NEW YORK, Jan 6 (Reuters) – As a test of wills between OPEC nations and U.S. shale drillers fuels a global oil market slump, a brewing battle between Canadian and Saudi Arabia heavy crudes for America's Gulf Coast refinery market threatens to drive prices even lower.
While the stand-off between the oil cartel and U.S. producers of light, sweet shale oil has captured the limelight in recent months, the clash over heavier grades - playing out in the shadowy, opaque physical market - may put even more pressure on global prices that have halved since mid-2014.
Two factors will come into play over the next few weeks: From the North, new oil pipelines will pump record volumes of Canadian crude to the southern refineries, many better equipped to process heavy crudes than lighter shale oil.
From the Middle East, top exporter Saudi Arabia is offering crude at discounted prices in an attempt to defend its remaining share of the important regional market, which has shrunk by more than half in recent months.
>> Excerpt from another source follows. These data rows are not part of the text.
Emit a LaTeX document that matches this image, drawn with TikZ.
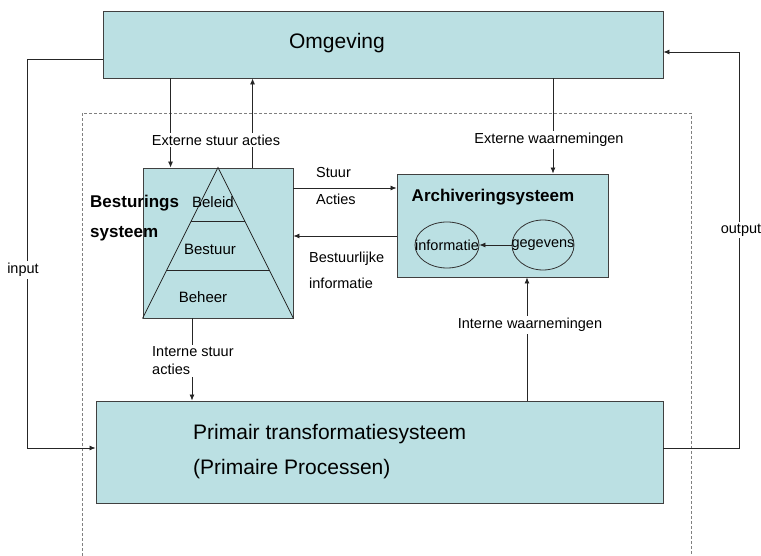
\documentclass[tikz,border=0pt]{standalone}
\usepackage{fontspec}
\setmainfont{Liberation Sans}
\usetikzlibrary{arrows.meta,positioning,shapes.geometric,calc}
\definecolor{boxblue}{RGB}{187,224,227}

\begin{document}
\begin{tikzpicture}[
    x=1pt,
    y=-1pt,
    box/.style={draw=black!75, fill=boxblue, line width=0.9pt, inner sep=0pt},
    conn/.style={black!85, line width=0.8pt},
    arr/.style={conn, -{Latex[length=6pt,width=5pt]}},
    dashbox/.style={gray, line width=0.9pt, dash pattern=on 3pt off 2pt},
    big/.style={font=\fontsize{21}{35}\selectfont, inner sep=0pt},
    head/.style={font=\fontsize{17}{30}\selectfont\bfseries, inner sep=0pt},
    mid/.style={font=\fontsize{15}{17}\selectfont, inner sep=0pt},
    txt/.style={font=\fontsize{14.5}{17}\selectfont, inner sep=0pt},
    lab/.style={txt, fill=white, inner sep=2pt}
  ]
    \useasboundingbox (0,0) rectangle (761,556);
    \draw[dashbox] (82,556) -- (82,113) -- (691,113) -- (691,556);

    \node[box, minimum width=560, minimum height=67] (omg) at (383,44.5) {};
    \node[box, minimum width=150, minimum height=150] (bst) at (218,243) {};
    \node[box, minimum width=211, minimum height=103] (arc) at (502.5,225.5) {};
    \node[box, minimum width=567, minimum height=102] (prim) at (379.5,452) {};

    \draw[conn] (bst.south west) -- (bst.north) -- (bst.south east);
    \draw[conn] ($(bst.north)!0.36!(bst.south west)$) -- ($(bst.north)!0.36!(bst.south east)$);
    \draw[conn] ($(bst.north)!0.68!(bst.south west)$) -- ($(bst.north)!0.68!(bst.south east)$);

    \node[big] (omgtxt) at (337,43) {Omgeving};
    \node[big, anchor=west, align=left] (primtxt) at (193,452) {Primair transformatiesysteem\\(Primaire Processen)};
    \node[mid] (beleid) at (213,202) {Beleid};
    \node[mid] (bestuur) at (210,249) {Bestuur};
    \node[mid] (beheer) at (203,297) {Beheer};
    \node[head, anchor=west, align=left] (bsttxt) at (90,218) {Besturings\\systeem};
    \node[head] (arctxt) at (493,197) {Archiveringsysteem};

    \node[draw=black!80, line width=0.8pt, ellipse, minimum width=64, minimum height=46,
      label={[txt]center:informatie}] (inf) at (447,245) {};
    \node[draw=black!80, line width=0.8pt, ellipse, minimum width=62, minimum height=50,
      label={[txt]center:gegevens}] (geg) at (543,245) {};
    \draw[arr] (geg.west) -- (inf.east);

    \path ([xshift=28]bst.north west) coordinate (es1)
          ([xshift=110]bst.north west) coordinate (es2);
    \coordinate (ew) at (553,0);
    \coordinate (sa) at (0,188);
    \coordinate (bi) at (0,236);
    \coordinate (iw) at (527,0);
    \coordinate (is) at (192,0);
    \coordinate (inT) at (27,59);
    \coordinate (inB) at (27,448);
    \coordinate (outB) at (739,448);
    \coordinate (outT) at (739,52);

    \draw[arr] (omg.south -| es1) -- (es1);
    \draw[arr] (es2) -- (omg.south -| es2);
    \draw[arr] (omg.south -| ew) -- (arc.north -| ew);
    \draw[arr] (bst.east |- sa) -- (arc.west |- sa);
    \draw[arr] (arc.west |- bi) -- (bst.east |- bi);
    \draw[arr] (prim.north -| iw) -- (arc.south -| iw);
    \draw[arr] (bst.south -| is) -- (prim.north -| is);
    \draw[arr] (omg.west |- inT) -- (inT) -- (inB) -- (prim.west |- inB);
    \draw[arr] (prim.east |- outB) -- (outB) -- (outT) -- (omg.east |- outT);

    \node[lab] (esal) at (216,140) {Externe stuur acties};
    \node[lab] (ewl) at (549,140) {Externe waarnemingen};
    \node[lab] (iwl) at (530,325) {Interne waarnemingen};
    \node[lab, align=left, anchor=west, font=\fontsize{14.5}{18}\selectfont] (isl) at (150,361) {Interne stuur\\acties};
    \node[lab] (inl) at (23,270) {input};
    \node[lab] (outl) at (741,230) {output};
    \node[txt, align=left, anchor=west, font=\fontsize{14.5}{27}\selectfont] (sal) at (316,186) {Stuur\\Acties};
    \node[txt, align=left, anchor=west, font=\fontsize{14.5}{26}\selectfont] (bil) at (309,270) {Bestuurlijke\\informatie};
  \end{tikzpicture}
\end{document}
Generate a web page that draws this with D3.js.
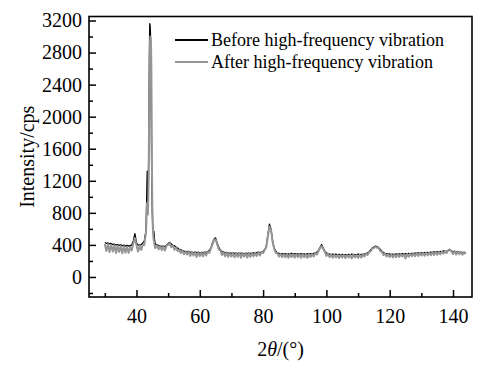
<!DOCTYPE html>
<html><head><meta charset="utf-8">
<script src="https://cdn.jsdelivr.net/npm/d3@7"></script>
<style>
body{margin:0;background:#fff}
svg{display:block}
text{font-family:"Liberation Serif","Times New Roman",serif;fill:#000}
</style>
</head><body>
<svg id="c" width="477" height="365"></svg>
<script>
// 2θ grid (degrees): coarse baseline, fine around the main peak
const anglesLow  = d3.range(30, 42.01, 0.5);
const anglesPeak = d3.range(42.5, 46.001, 0.1).map(v => Math.round(v * 10) / 10);
const anglesHigh = d3.range(46.5, 144.01, 0.5);
const angles = [...anglesLow, ...anglesPeak, ...anglesHigh];

const beforeLow = [430, 418, 424, 412, 418, 404, 410, 398, 405, 394, 400, 390, 397, 386, 394, 384, 392, 398, 450, 540, 425, 396, 400, 405, 425];
const beforePeak = [450, 480, 510, 530, 545, 600, 720, 900, 1150, 1320, 1180, 950, 1000, 1250, 1700, 2300, 2850, 3160, 3140, 3060, 2850, 2400, 1850, 1350, 1000, 820, 680, 600, 560, 540, 570, 520, 470, 440, 420, 410];
const beforeHigh = [
  400, 392, 388, 380, 384, 378, 395, 415, 432, 410,
  395, 390, 372, 360, 345, 338, 330, 322, 318, 312,
  320, 305, 312, 300, 315, 302, 310, 298, 306, 300,
  312, 305, 318, 330, 360, 420, 470, 488, 420, 370,
  335, 318, 310, 300, 306, 296, 303, 295, 300, 293,
  298, 290, 302, 292, 298, 289, 296, 290, 300, 292,
  298, 300, 292, 305, 310, 300, 315, 320, 340, 380,
  520, 660, 600, 450, 360, 320, 300, 295, 288, 292,
  285, 290, 283, 288, 282, 295, 285, 290, 284, 288,
  282, 290, 284, 287, 280, 292, 283, 290, 286, 295,
  300, 310, 330, 370, 405, 360, 320, 300, 290, 285,
  280, 286, 278, 284, 276, 282, 275, 283, 276, 280,
  274, 282, 276, 284, 278, 280, 275, 285, 278, 282,
  280, 288, 292, 300, 315, 340, 360, 375, 385, 380,
  365, 345, 320, 305, 295, 290, 284, 288, 280, 286,
  280, 287, 282, 288, 284, 290, 285, 292, 287, 293,
  288, 295, 290, 298, 293, 300, 295, 302, 298, 305,
  300, 308, 302, 310, 305, 312, 308, 315, 310, 318,
  315, 325, 318, 320, 330, 345, 322, 315, 320, 310,
  318, 305, 312, 300, 308, 298];

const afterLow = [412, 325, 408, 310, 400, 318, 395, 300, 390, 312, 385, 295, 382, 302, 378, 298, 375, 330, 420, 485, 395, 318, 385, 338, 405];
const afterPeak = [400, 440, 470, 500, 520, 560, 650, 800, 920, 880, 820, 780, 900, 1150, 1550, 2000, 2500, 2800, 2950, 3000, 2980, 2900, 2600, 2000, 1300, 900, 700, 590, 520, 480, 450, 430, 400, 380, 360, 370];
const afterHigh = [
  395, 345, 385, 335, 380, 330, 390, 400, 420, 370,
  390, 340, 368, 322, 340, 298, 326, 285, 314, 280,
  316, 262, 310, 268, 312, 250, 306, 262, 304, 258,
  310, 268, 315, 300, 350, 405, 460, 470, 405, 345,
  332, 275, 306, 258, 304, 250, 300, 255, 298, 245,
  296, 252, 300, 240, 296, 255, 295, 242, 298, 250,
  296, 258, 292, 262, 308, 268, 312, 300, 336, 372,
  505, 630, 590, 440, 352, 300, 298, 255, 286, 248,
  283, 245, 282, 240, 281, 250, 284, 242, 283, 248,
  281, 240, 283, 246, 279, 238, 282, 250, 285, 255,
  298, 280, 325, 360, 385, 350, 315, 262, 288, 248,
  279, 240, 277, 245, 275, 236, 274, 242, 275, 235,
  273, 242, 275, 232, 277, 245, 274, 238, 277, 242,
  279, 255, 290, 275, 313, 320, 355, 360, 380, 365,
  362, 322, 318, 272, 293, 255, 283, 250, 279, 245,
  279, 248, 281, 250, 283, 255, 284, 230, 286, 252,
  290, 258, 292, 260, 295, 262, 298, 268, 300, 265,
  302, 270, 305, 272, 308, 275, 310, 278, 312, 282,
  316, 290, 320, 298, 332, 335, 322, 288, 322, 280,
  318, 284, 314, 278, 310, 286];

const before = [...beforeLow, ...beforePeak, ...beforeHigh];
const after = [...afterLow, ...afterPeak, ...afterHigh];

const xMajor = [40, 60, 80, 100, 120, 140];
const xMinor = [30, 50, 70, 90, 110, 130];
const yMajor = [0, 400, 800, 1200, 1600, 2000, 2400, 2800, 3200];
const yMinor = [-200, 200, 600, 1000, 1400, 1800, 2200, 2600, 3000];
const seriesNames = ["Before high-frequency vibration", "After high-frequency vibration"];
const seriesColors = ["#000000", "#959595"];

const FONT = '"Liberation Serif","Times New Roman",serif';
const L = 89, R = 472, T = 16.5, B = 297;
const svg = d3.select("#c");
const x = d3.scaleLinear().domain([25, 146]).range([L, R]);
const y = d3.scaleLinear().domain([-250, 3250]).range([B, T]);

const line = d3.line().x(d => x(d[0])).y(d => y(d[1]));
const dataBefore = angles.map((a, i) => [a, before[i]]);
const dataAfter = angles.map((a, i) => [a, after[i]]);

svg.append("path").datum(dataBefore).attr("d", line)
  .attr("fill", "none").attr("stroke", seriesColors[0]).attr("stroke-width", 1.3)
  .attr("stroke-linejoin", "round");
svg.append("path").datum(dataAfter).attr("d", line)
  .attr("fill", "none").attr("stroke", seriesColors[1]).attr("stroke-width", 2)
  .attr("stroke-linejoin", "round");

// axes
const fs = "20px";
function styleAxis(g) {
  g.select(".domain").remove();
  g.attr("font-family", FONT).attr("font-size", 20);
  g.selectAll("text").style("font-size", fs).style("font-family", FONT);
  g.selectAll("line").attr("stroke-width", 1.5).attr("stroke", "#000");
}
const gx = svg.append("g").attr("transform", `translate(0,${B})`)
  .call(d3.axisBottom(x).tickValues(xMajor).tickSize(-7).tickPadding(12).tickFormat(d3.format("d")));
styleAxis(gx);
const gxm = svg.append("g").attr("transform", `translate(0,${B})`)
  .call(d3.axisBottom(x).tickValues(xMinor).tickSize(-4).tickFormat(""));
styleAxis(gxm);

const gy = svg.append("g").attr("transform", `translate(${L},0)`)
  .call(d3.axisLeft(y).tickValues(yMajor).tickSize(-7).tickPadding(7).tickFormat(d3.format("d")));
styleAxis(gy);
const gym = svg.append("g").attr("transform", `translate(${L},0)`)
  .call(d3.axisLeft(y).tickValues(yMinor).tickSize(-4).tickFormat(""));
styleAxis(gym);

svg.append("rect").attr("x", L).attr("y", T).attr("width", R - L).attr("height", B - T)
  .attr("fill", "none").attr("stroke", "#000").attr("stroke-width", 1.6);

// titles
svg.append("text").attr("transform", `translate(34,${(T + B) / 2}) rotate(-90)`)
  .attr("text-anchor", "middle").style("font-size", "20px").text("Intensity/cps");
const xt = svg.append("text").attr("x", (L + R) / 2).attr("y", 356)
  .attr("text-anchor", "middle").style("font-size", "20px");
xt.append("tspan").text("2");
xt.append("tspan").attr("font-style", "italic").text("θ");
xt.append("tspan").text("/(°)");

// legend
const lg = svg.append("g");
seriesNames.forEach((n, i) => {
  const yy = 40 + i * 22;
  lg.append("line").attr("x1", 175).attr("x2", 208).attr("y1", yy).attr("y2", yy)
    .attr("stroke", seriesColors[i]).attr("stroke-width", 2);
  lg.append("text").attr("x", 211).attr("y", yy + 5.5).style("font-size", "18px").text(n);
});
</script>
</body></html>
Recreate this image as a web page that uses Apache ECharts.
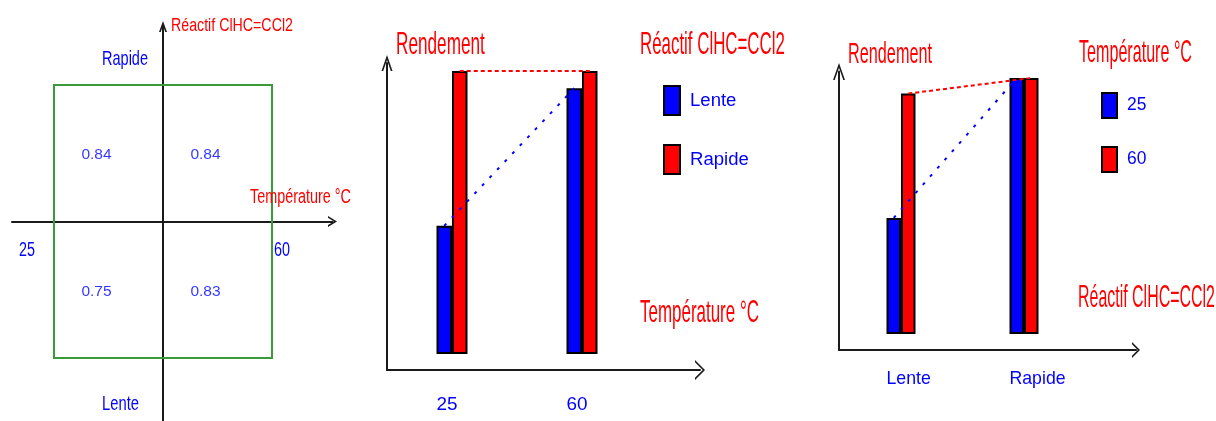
<!DOCTYPE html>
<html><head><meta charset="utf-8">
<script src="https://cdn.jsdelivr.net/npm/echarts@6/dist/echarts.min.js"></script>
<style>html,body{margin:0;padding:0;background:#fff;overflow:hidden}#chart{width:1216px;height:421px}</style>
</head><body><div id="chart"></div>
<script>
// ---------------- data ----------------
const temperatures = ['25', '60'];            // Température °C
const reactifSpeeds = ['Lente', 'Rapide'];     // addition du réactif ClHC=CCl2
const rendementLente = [0.75, 0.83];           // rendement, addition lente, à 25 / 60 °C
const rendementRapide = [0.84, 0.84];          // rendement, addition rapide, à 25 / 60 °C
const yieldAxisMin = 0.676;
const yieldAxisMax = 0.84;
const titleRendement = 'Rendement';
const titleReactif = 'Réactif ClHC=CCl2';
const titleTemperature = 'Température °C';

// per temperature: [Lente, Rapide]
const rendementByTemp = temperatures.map((t, ti) => [rendementLente[ti], rendementRapide[ti]]);

// ---------------- styling helpers ----------------
const BLUE = '#0000ff', RED = '#ff0000', GREEN = '#3a9a3a', AX = '#1a1a1a';
const ctx = document.createElement('canvas').getContext('2d');
function measure(text, fam) { ctx.font = '100px ' + fam; return ctx.measureText(text).width / 100; }
const probe = 'Rendement Réactif 0123';
const hasNarrow = Math.abs(measure(probe, '"Liberation Sans Narrow", monospace') - measure(probe, 'monospace')) > 0.01;
const FAM = hasNarrow ? '"Liberation Sans Narrow", "Liberation Sans", sans-serif' : '"Liberation Sans", Arial, sans-serif';
const fit = (text, w) => w / measure(text, FAM);
const CAP = 0.716;
const GROW = 1.08; // texts that cannot be stretched vertically are made a bit larger

function chevron(w, h) {
  const T = 1.6;
  const L = Math.sqrt(h * h + w * w / 4);
  const d = T * L / h, e = T * L / (w / 2);
  return `path://M0,${h} L${w / 2},0 L${w},${h} L${w - d},${h} L${w / 2},${e} L${d},${h} Z`;
}
function decorAxis(gridIndex, min, max, w, h) {
  return {
    gridIndex, type: 'value', min, max, silent: true,
    axisLine: { show: true, onZero: true, symbol: ['none', chevron(w, h)], symbolSize: [w, h],
      lineStyle: { color: AX, width: 2 } },
    axisTick: { show: false }, axisLabel: { show: false }, splitLine: { show: false }
  };
}
function label(text, color, x, cy, w, cap) {
  const s = fit(text, w);
  return {
    type: 'text', x, y: cy, scaleY: cap / (CAP * s), silent: true, z: 100,
    style: { text, fill: color, font: `${s.toFixed(2)}px ${FAM}`, textAlign: 'left', textVerticalAlign: 'middle' }
  };
}
function catLabel(size, boxW, centerFromGrid) {
  const lh = Math.round(size);
  return {
    show: true, color: BLUE, margin: centerFromGrid - lh / 2,
    formatter: v => `{a|${v}}`,
    rich: { a: { width: boxW, align: 'left', color: BLUE, fontSize: size, fontFamily: FAM, lineHeight: lh } }
  };
}
function markLink(color, dash, vals) {
  return {
    silent: true, symbol: ['none', 'none'], label: { show: false }, emphasis: { disabled: true },
    lineStyle: { color, type: dash, width: 2, opacity: 1 },
    data: [[{ coord: [0, vals[0]] }, { coord: [1, vals[1]] }]]
  };
}
const barStyle = color => ({ color, borderColor: '#000', borderWidth: 2 });

// quadrant diagram points: x = temperature side, y = speed side
const quadrantData = [];
reactifSpeeds.forEach((sp, si) => {
  temperatures.forEach((t, ti) => {
    const v = si === 0 ? rendementLente[ti] : rendementRapide[ti];
    quadrantData.push([ti === 0 ? -0.5 : 0.5, si === 0 ? -0.5 : 0.5, v]);
  });
});

const sV = fit('0.84', 28) * GROW;
const s2 = fit(temperatures[0], 19.5) * GROW;
const s3 = fit(reactifSpeeds[0], 41) * GROW;
const sL2 = fit(reactifSpeeds[0], 43) * GROW;
const sL3 = fit(temperatures[0], 18) * GROW;

const chart = echarts.init(document.getElementById('chart'), null, { renderer: 'canvas' });
chart.setOption({
  animation: false,
  backgroundColor: '#ffffff',
  grid: [
    { left: 12, top: 26.5, width: 320.5, height: 394.5, outerBoundsMode: 'none' },
    { left: 387, top: 63, width: 313, height: 307, outerBoundsMode: 'none' },
    { left: 387, top: 71, width: 260, height: 282, outerBoundsMode: 'none' },
    { left: 839, top: 71.5, width: 297, height: 278.5, outerBoundsMode: 'none' },
    { left: 839.5, top: 78, width: 246, height: 255, outerBoundsMode: 'none' }
  ],
  xAxis: [
    decorAxis(0, -1.38532, 1.55505, 11, 9),
    decorAxis(1, 0, 1, 20, 10),
    { gridIndex: 2, type: 'category', data: temperatures, axisLine: { show: false }, axisTick: { show: false },
      splitLine: { show: false }, axisLabel: catLabel(s2, 31, 51.5) },
    decorAxis(3, 0, 1, 16, 8),
    { gridIndex: 4, type: 'category', data: reactifSpeeds, axisLine: { show: false }, axisTick: { show: false },
      splitLine: { show: false }, axisLabel: catLabel(s3, 29, 46.5) }
  ],
  yAxis: [
    decorAxis(0, -1.46154, 1.42857, 8, 11),
    decorAxis(1, 0, 1, 11, 16),
    { gridIndex: 2, type: 'value', min: yieldAxisMin, max: yieldAxisMax, show: false },
    decorAxis(3, 0, 1, 12, 17),
    { gridIndex: 4, type: 'value', min: yieldAxisMin, max: yieldAxisMax, show: false }
  ],
  legend: [
    { data: reactifSpeeds, orient: 'vertical', left: 663, top: 85, padding: 0, itemWidth: 16, itemHeight: 29,
      itemGap: 28, icon: 'rect', selectedMode: false,
      itemStyle: { borderColor: '#000', borderWidth: 2 },
      textStyle: { color: BLUE, fontSize: sL2, fontFamily: FAM, padding: [0, 0, 0, 5] } },
    { data: temperatures, orient: 'vertical', left: 1101, top: 92, padding: 0, itemWidth: 15, itemHeight: 25,
      itemGap: 27, icon: 'rect', selectedMode: false,
      itemStyle: { borderColor: '#000', borderWidth: 2 },
      textStyle: { color: BLUE, fontSize: sL3, fontFamily: FAM, padding: [0, 0, 0, 5] } }
  ],
  series: [
    { name: 'valeurs', type: 'scatter', xAxisIndex: 0, yAxisIndex: 0, symbolSize: 0, silent: true,
      data: quadrantData,
      label: { show: true, position: 'inside', offset: [-12, 1.5], formatter: p => p.value[2].toFixed(2),
        color: BLUE, fontSize: sV, fontFamily: FAM },
      markArea: { silent: true, itemStyle: { color: 'rgba(0,0,0,0)', borderColor: GREEN, borderWidth: 2 },
        data: [[{ coord: [-1, 1] }, { coord: [1, -1] }]] } },
    { name: reactifSpeeds[0], type: 'bar', xAxisIndex: 2, yAxisIndex: 2, data: rendementLente,
      barWidth: 15.5, barGap: '0%', itemStyle: barStyle(BLUE), markLine: markLink(BLUE, [3, 8], rendementLente) },
    { name: reactifSpeeds[1], type: 'bar', xAxisIndex: 2, yAxisIndex: 2, data: rendementRapide,
      barWidth: 15.5, barGap: '0%', itemStyle: barStyle(RED), markLine: markLink(RED, [4, 3], rendementRapide) },
    { name: temperatures[0], type: 'bar', xAxisIndex: 4, yAxisIndex: 4, data: rendementByTemp[0],
      barWidth: 14.5, barGap: '0%', itemStyle: barStyle(BLUE), markLine: markLink(BLUE, [3, 8], rendementByTemp[0]) },
    { name: temperatures[1], type: 'bar', xAxisIndex: 4, yAxisIndex: 4, data: rendementByTemp[1],
      barWidth: 14.5, barGap: '0%', itemStyle: barStyle(RED), markLine: markLink(RED, [4, 3], rendementByTemp[1]) }
  ],
  graphic: [
    // panel 1
    label(titleReactif, RED, 171, 25.5, 122, 13.3),
    label(reactifSpeeds[1], BLUE, 102, 59.5, 46, 14.5),
    label(titleTemperature, RED, 250, 197.5, 101, 15),
    label(temperatures[0], BLUE, 19, 250, 16, 14.5),
    label(temperatures[1], BLUE, 274, 250, 16, 14.5),
    label(reactifSpeeds[0], BLUE, 102, 404.5, 37, 14.5),
    // panel 2
    label(titleRendement, RED, 396, 45, 89, 23),
    label(titleReactif, RED, 640, 45, 145, 23),
    label(titleTemperature, RED, 640, 313.5, 119, 23),
    // panel 3
    label(titleRendement, RED, 848, 55, 84, 20.7),
    label(titleTemperature, RED, 1079, 54, 113, 22),
    label(titleReactif, RED, 1078, 298.5, 137, 22.5)
  ]
});
</script>
</body></html>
"So far, the Gulf Coast has suffered from an oversupply of light oil, but now there's competition for heavier crude," said Sandy Fielden at RBN Energy. With the Saudis already facing fierce competition for their light grades, the arrival of Canadian crude "could add insult to injury", he said.
On Monday, Saudi Aramco stepped up its counteroffensive, cutting its monthly U.S.-bound price for Arab Medium for a sixth straight month, putting it at the deepest discount against the regional sour crude benchmark since December 2013..
The timing of this clash may magnify its market impact as Houston-area oil refiners shut down for maintenance in early spring, further reducing their demand by an estimated 1 million barrels a day (bpd).